Eddie Perez, the first Latino mayor of Hartford, Conn., was arrested on Jan. 27 for using a city contractor to fix his home. Perez was indicted for bribery even though he paid the contractor for the work.

Was this indictment retaliation for Hartford declaring itself a sanctuary city for immigrants?

When Charles Diggs Jr. became Michigan’s first Black congressman in 1955, there were only two other African Americans in the House of Representatives. Diggs went to Mississippi to attend the phony trial of the killers of Black teenager Emmett Till, who was tortured to death.

Diggs became the first chair of the Congressional Black Caucus and demanded action against the apartheid regime in South Africa. Nixon put him on his “enemies list.”

Diggs was accused of taking campaign contributions from his paid staffers, a long-standing practice. Unlike the torturers of Emmett Till, Diggs was convicted on Oct. 7, 1978, and sent to prison.

Harlem Congressperson Adam Clayton Powell Jr. was also attacked for “corruption.” His real crime was raising the federal minimum wage as head of the House Education and Labor Committee.

Powell was actually expelled from the House of Representatives in 1967. He was demanding that construction unions be opened to Black and Latina/o workers. AFL-CIO President George Meany helped put the knife in Powell’s back.

Former Milwaukee Alderman Michael McGee Jr. is currently locked up. McGee fought police brutality, demanded Mumia Abu-Jamal’s freedom and requested heating oil assistance from Venezuela. This Black elected official wasn’t even allowed to post bail.
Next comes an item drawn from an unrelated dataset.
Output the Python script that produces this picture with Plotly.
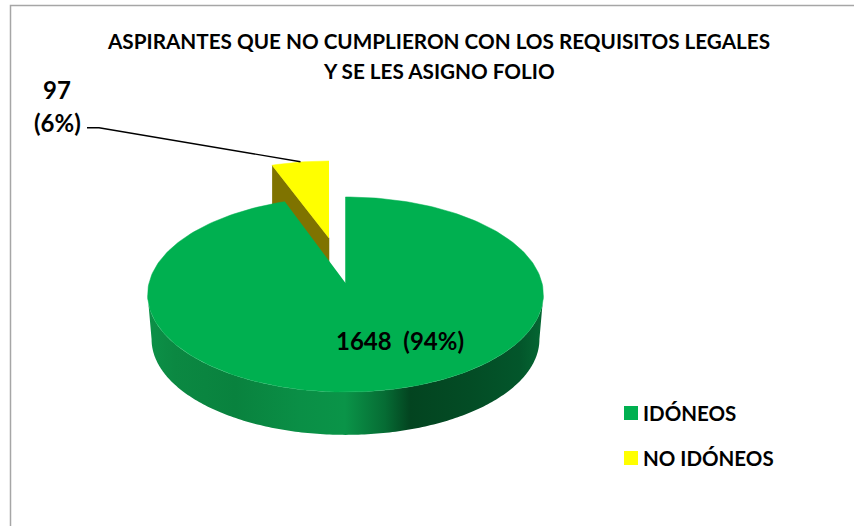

The feds have arrested Boston City Councilor Chuck Turner, a fighter for the poor and the oppressed, on the basis of an FBI “sting” operation.
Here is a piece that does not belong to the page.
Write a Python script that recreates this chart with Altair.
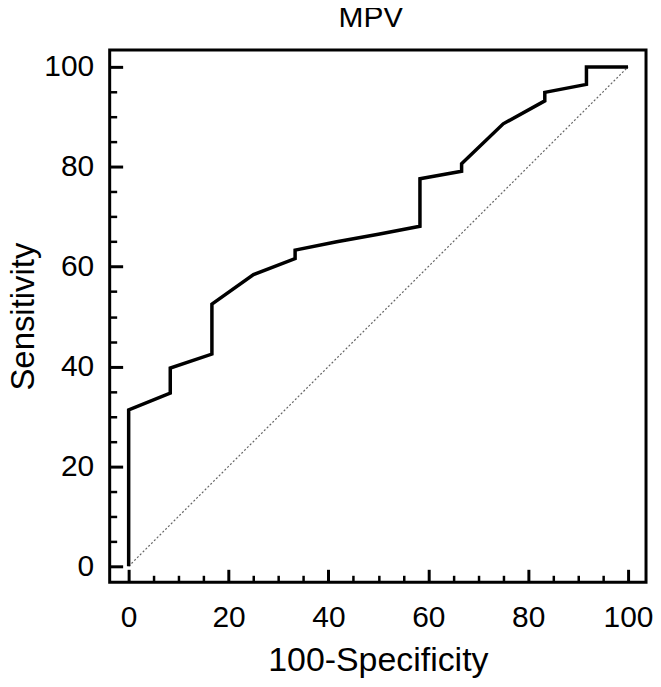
import altair as alt
import pandas as pd

# ROC curve points (100-Specificity, Sensitivity)
fpr = [0, 0, 8.33, 8.33, 16.67, 16.67, 25, 33.33, 33.33, 41.67, 50, 58.33, 58.33,
       66.67, 66.67, 75, 83.33, 83.33, 91.67, 91.67, 100]
sens = [0, 31.3, 34.7, 39.7, 42.5, 52.5, 58.4, 61.6, 63.3, 65.0, 66.5, 68.1, 77.6,
        79.1, 80.6, 88.6, 93.2, 94.9, 96.5, 100, 100]

# reference diagonal
diag_x = [0, 100]
diag_y = [0, 100]

major_ticks = [0, 20, 40, 60, 80, 100]
minor_ticks = [5, 10, 15, 25, 30, 35, 45, 50, 55, 65, 70, 75, 85, 90, 95]

roc_df = pd.DataFrame({"fpr": fpr, "sens": sens, "i": list(range(len(fpr)))})
diag_df = pd.DataFrame({"x": diag_x, "y": diag_y})

FONT = "Liberation Sans"

xscale = alt.Scale(domain=[-3.8, 103.6], nice=False, zero=False)
yscale = alt.Scale(domain=[-3.2, 103.4], nice=False, zero=False)

common = dict(domain=False, grid=False, tickColor="black", labelColor="black",
              labelFont=FONT, titleFont=FONT, titleColor="black",
              titleFontWeight="normal", labelFlush=False)

major_x = alt.Axis(orient="bottom", values=major_ticks, tickSize=13, offset=-13,
                   tickWidth=3, labelFontSize=30, labelPadding=20, format="d",
                   title="100-Specificity", titleFontSize=34, titlePadding=12,
                   **common)
minor_x = alt.Axis(orient="bottom", values=minor_ticks, tickSize=7, offset=-7,
                   tickWidth=2.5, labels=False, title=None, **common)
major_y = alt.Axis(orient="left", values=major_ticks, tickSize=13, offset=-13,
                   tickWidth=3, labelFontSize=30, labelPadding=16, format="d",
                   title="Sensitivity", titleFontSize=33, titlePadding=3,
                   **common)
minor_y = alt.Axis(orient="left", values=minor_ticks, tickSize=7, offset=-7,
                   tickWidth=2.5, labels=False, title=None, **common)

diag = alt.Chart(diag_df).mark_line(color="#666666", strokeWidth=1.2, strokeDash=[2, 2]).encode(
    x=alt.X("x:Q", scale=xscale, axis=minor_x),
    y=alt.Y("y:Q", scale=yscale, axis=minor_y),
)

roc = alt.Chart(roc_df).mark_line(color="black", strokeWidth=3.5).encode(
    x=alt.X("fpr:Q", scale=xscale, axis=major_x),
    y=alt.Y("sens:Q", scale=yscale, axis=major_y),
    order="i:Q",
)

chart = alt.layer(diag, roc).resolve_axis(x="independent", y="independent").properties(
    width=538,
    height=534,
    title=alt.TitleParams("MPV", font=FONT, fontSize=30, fontWeight="normal",
                          color="black", anchor="middle", baseline="bottom",
                          offset=14, dx=-7, dy=27),
    autosize=alt.AutoSizeParams(type="none"),
    padding={"left": 102, "top": 41, "right": 7, "bottom": 96},
).configure(background="white").configure_view(stroke="black", strokeWidth=3)

chart.save("out.html", embed_options={"renderer": "svg", "actions": False})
The FBI hounded Dr. Martin Luther King Jr. It conducted the Cointelpro program that tried to destroy Black and other progressive organizations. FBI sting operations aimed at framing up elected officials are in the same tradition.

New Jersey Sen. Harrison Williams was sent to jail in the “Abscam” case. This FBI-staged affair was a racist attack on Arab people. It involved a convicted con artist posing as an Arab sheik trying to entrap people. Its name derived from “Abdul Scam.”

Sen. Williams was a co-sponsor of OSHA, the Occupational Safety and Health Act. Corporations hated this law and Republicans attacked it in the 1980 election.

Tens of thousands of lives have been saved because of OSHA regulations. Workers Memorial Day is held on April 28 every year to commemorate OSHA going into effect on April 28, 1971.